Mr. Bing is brimming with other ideas to make Detroit more livable. One challenge he faces is how to successfully downsize. "We have a city that still has a footprint from when we had almost two million people. In the 2010 census, we'll be lucky if we've got half of that population with the same footprint and infrastructure."

He wants to tear down buildings and dilapidated homes and convert thousands of acres to "parks and greenspace." He also wants to privatize public services to save money and create a new cosmopolitan environment that will attract middle-class and affluent families that have fled to the suburbs.

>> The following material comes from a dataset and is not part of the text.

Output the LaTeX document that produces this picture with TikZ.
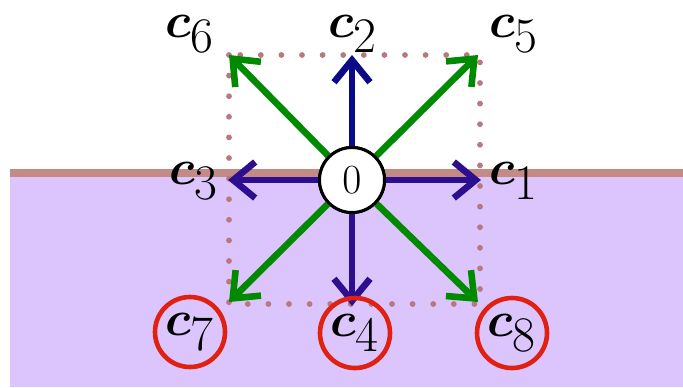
\documentclass[tikz,border=0pt]{standalone}
\usepackage{amsmath,bm}
\usetikzlibrary{arrows.meta}
\definecolor{lav}{HTML}{DCC4FC}
\definecolor{bandc}{HTML}{C48A86}
\definecolor{dotc}{HTML}{B87880}
\definecolor{navyA}{HTML}{0A0A88}
\definecolor{navyB}{HTML}{2C0E8E}
\definecolor{grn}{HTML}{008A00}
\definecolor{redc}{HTML}{E02010}
\tikzset{
  vec/.style={line width=3.3pt,-{Straight Barb[length=11pt,width=18pt]}},
  lbl/.style={inner sep=0pt,font=\fontsize{35}{40}\selectfont},
  ring/.style={circle,draw=redc,line width=2.3pt,minimum size=35pt,inner sep=0pt,font=\fontsize{35}{40}\selectfont},
}
\begin{document}
\begin{tikzpicture}[x=0.5pt,y=-0.5pt]
\useasboundingbox (0,0) rectangle (683,387);
\fill[lav] (10,177) rectangle (683,387);
\draw[bandc,line width=4pt] (10,173) -- (683,173);
\draw[dotc,line width=2.9pt,line cap=round,dash pattern=on 0pt off 10.3pt] (229,55) rectangle (480,304);
\node[circle,draw,line width=1.5pt,fill=white,minimum size=32.5pt,inner sep=0pt] (o) at (352,180) {};
\coordinate (t1) at (481,180);
\coordinate (t2) at (352,55);
\coordinate (t3) at (228,180);
\coordinate (t4) at (352,306);
\coordinate (t5) at (478,55);
\coordinate (t6) at (229,55);
\coordinate (t7) at (229,302);
\coordinate (t8) at (478,302);
\draw[vec,navyB] (o) -- (t1);
\draw[vec,navyA] (o) -- (t2);
\draw[vec,navyB] (o) -- (t3);
\draw[vec,navyB] (o) -- (t4);
\draw[vec,grn] (o) -- (t5);
\draw[vec,grn] (o) -- (t6);
\draw[vec,grn] (o) -- (t7);
\draw[vec,grn] (o) -- (t8);
\node[circle,draw,line width=1.5pt,fill=white,minimum size=32.5pt,inner sep=0pt,font=\fontsize{20}{24}\selectfont] (o2) at (o) {$0$};
\node[lbl] (c6) at (190,34) {$\bm{c}_6$};
\node[lbl] (c2) at (353,34) {$\bm{c}_2$};
\node[lbl] (c5) at (514,34) {$\bm{c}_5$};
\node[lbl] (c3) at (194,181) {$\bm{c}_3$};
\node[lbl] (c1) at (514,181) {$\bm{c}_1$};
\node[ring] (c7) at (190,332) {$\bm{c}_7$};
\node[ring] (c4) at (355,333) {$\bm{c}_4$};
\node[ring] (c8) at (512,333) {$\bm{c}_8$};
\end{tikzpicture}
\end{document}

"We have to be honest with ourselves and say we're no longer going to be the motor capital or the manufacturing capital of the world," Mr. Bing says. "But I think we can be the entertainment capital of the Midwest. We have casinos, great hotel accommodations, great restaurants, we're one of the few cities that has every professional sports team.

"We're one of the only cities in the country that has an international waterway—so there's Detroit and then across the river, there's Windsor, Canada," he says pointing out the window to the tall buildings across the border. "We're losing a lot of our young talent who graduate from our top universities, because they don't see the opportunity for jobs in the future here. That's got to change."

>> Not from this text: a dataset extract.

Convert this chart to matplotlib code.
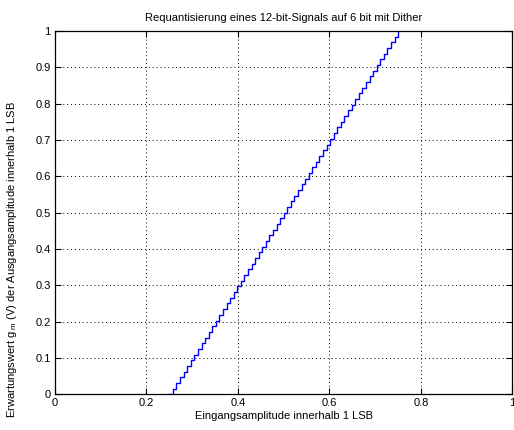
import matplotlib.pyplot as plt

plt.rcParams['font.family'] = ['Liberation Sans', 'DejaVu Sans']
plt.rcParams['mathtext.fontset'] = 'custom'
plt.rcParams['mathtext.rm'] = 'Liberation Sans'
plt.rcParams['mathtext.it'] = 'Liberation Sans'

# Eingangsamplitude (Stufenkanten) und Erwartungswert der Ausgangsamplitude
x_in = [0.25, 0.2578, 0.2656, 0.2734, 0.2813, 0.2891, 0.2969, 0.3047,
        0.3125, 0.3203, 0.3281, 0.3359, 0.3438, 0.3516, 0.3594, 0.3672,
        0.375, 0.3828, 0.3906, 0.3984, 0.4063, 0.4141, 0.4219, 0.4297,
        0.4375, 0.4453, 0.4531, 0.4609, 0.4688, 0.4766, 0.4844, 0.4922,
        0.5, 0.5078, 0.5156, 0.5234, 0.5313, 0.5391, 0.5469, 0.5547,
        0.5625, 0.5703, 0.5781, 0.5859, 0.5938, 0.6016, 0.6094, 0.6172,
        0.625, 0.6328, 0.6406, 0.6484, 0.6563, 0.6641, 0.6719, 0.6797,
        0.6875, 0.6953, 0.7031, 0.7109, 0.7188, 0.7266, 0.7344, 0.7422,
        0.75]
y_out = [0, 0.0156, 0.0313, 0.0469, 0.0625, 0.0781, 0.0938, 0.1094,
         0.125, 0.1406, 0.1563, 0.1719, 0.1875, 0.2031, 0.2188, 0.2344,
         0.25, 0.2656, 0.2813, 0.2969, 0.3125, 0.3281, 0.3438, 0.3594,
         0.375, 0.3906, 0.4063, 0.4219, 0.4375, 0.4531, 0.4688, 0.4844,
         0.5, 0.5156, 0.5313, 0.5469, 0.5625, 0.5781, 0.5938, 0.6094,
         0.625, 0.6406, 0.6563, 0.6719, 0.6875, 0.7031, 0.7188, 0.7344,
         0.75, 0.7656, 0.7813, 0.7969, 0.8125, 0.8281, 0.8438, 0.8594,
         0.875, 0.8906, 0.9063, 0.9219, 0.9375, 0.9531, 0.9688, 0.9844,
         1.0]

xticks = [0, 0.2, 0.4, 0.6, 0.8, 1]
xlabels = ['0', '0.2', '0.4', '0.6', '0.8', '1']
yticks = [0, 0.1, 0.2, 0.3, 0.4, 0.5, 0.6, 0.7, 0.8, 0.9, 1]
ylabels = ['0', '0.1', '0.2', '0.3', '0.4', '0.5', '0.6', '0.7', '0.8', '0.9', '1']

fig = plt.figure(figsize=(5.14, 4.3), dpi=100)
ax = fig.add_axes([0.107, 0.083, 0.890, 0.845])

ax.step(x_in, y_out, where='post', color='#0000ff', linewidth=1.0)

ax.set_xlim(0, 1)
ax.set_ylim(0, 1)
ax.set_xticks(xticks)
ax.set_xticklabels(xlabels)
ax.set_yticks(yticks)
ax.set_yticklabels(ylabels)
ax.tick_params(direction='in', top=True, right=True, labelsize=8, length=4, width=0.8, pad=3)
ax.grid(True, color='black', linestyle=(0, (1, 3)), linewidth=0.7)
for s in ax.spines.values():
    s.set_linewidth(0.9)

ax.set_title('Requantisierung eines 12-bit-Signals auf 6 bit mit Dither', fontsize=8, pad=7)
ax.set_xlabel('Eingangsamplitude innerhalb 1 LSB', fontsize=8, labelpad=2)
ax.set_ylabel(r'Erwartungswert g$_{\ m}$ (V) der Ausgangsamplitude innerhalb 1 LSB', fontsize=8)
ax.yaxis.set_label_coords(-0.078, 0.37)

fig.savefig('out.png', dpi=100)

He has a clear prescription of how to bring the middle class back: "I think public safety is number one. A productive school system is number two. Because without either one of those being effective and efficient, you can forget everything else." It sounds like a plan right out of the Rudy Giuliani playbook. He has brought in a new police chief and early results look encouraging.

Still, Detroit has one of the highest murder rates in the nation. The public schools are disastrous, with almost two of three inner city Detroit teenagers failing to earn a high school degree.

Mr. Bing believes the solution lies in improving public schools, but also investing in parochial and charter schools. "I'm for more choices. Getting families into the best educational system for their young people is critical." Schools aren't under his command; they are run by a school board that is dominated by the teacher's unions. "One of my goals is to have mayoral control" of the school system, he says.

Mr. Bing also feels passionately about the value of sports in the lives of young people. Before he became mayor, he donated and helped raise money to keep high school sports programs in Detroit.

"I think sports are critical," he says. "I don't care whether it's in the inner city or not, if the only thing that we prepare young folks today for is classroom activities they lose a lot. There's so much you can learn in sports that you don't learn from academics. It's understanding how to get along and communicate with people. Being part of a team. Sports gives you a sense of what it's like to win, and how you handle losing and setbacks, which life is full of."

Many people don't know that Dave Bing faced—and improbably overcame—major adversity of his own on the road to stardom. "When I was a five-year-old kid," he retells the story, "I had a nail stuck in my eye. So I had poor vision. The injury affected my depth and peripheral vision."

It is nothing short of a miracle that a man could become a world-class shooter with that kind of disability. And then in his fifth year in the NBA he was poked in the eye, which caused a detached retina. The doctors said he was done with basketball. "I played another seven years after that." Then he becomes philosophical: "So you know, it's easy for people to have problems and feel sorry for themselves, and quit. That just wasn't in my nature."

I can't resist asking Mr. Bing about one of the few decorations in his office: a large photo of 50 of the greatest NBA players of all time. There gathered are Oscar Robertson, Bill Russell, Elgin Baylor, Elvin Hayes and, yes, Dave Bing. "I was and still am friends with many of those guys," he says. How would they have done against the current crop of players? "Oh there's no doubt that today's players are far superior athletes and leapers. But now it's an individual sport. Back then we played together as a team. That's why we might have beaten them," he chuckles.

Mr. Bing reminds me that he was the No. 2 player taken in the 1968 NBA draft, after starring at Syracuse. His first salary was just $15,000. Today, the No. 2 pick in the draft earns close to $15 million.

So what made Dave Bing so great at basketball? He's not that tall—6'3"—though he does have big hands, the trademark of a great hoops star. "I think one of my best attributes was intelligence," he explains. "In a lot of cases that is what truly separates the superstars from the rest. That and I had a good work ethic."

Then he seems to be thinking back to the glory days and adds: "I also had good jumping ability, I mean I didn't seem to fall. I could slash to the basket and score. And I wasn't afraid to take the winning shot."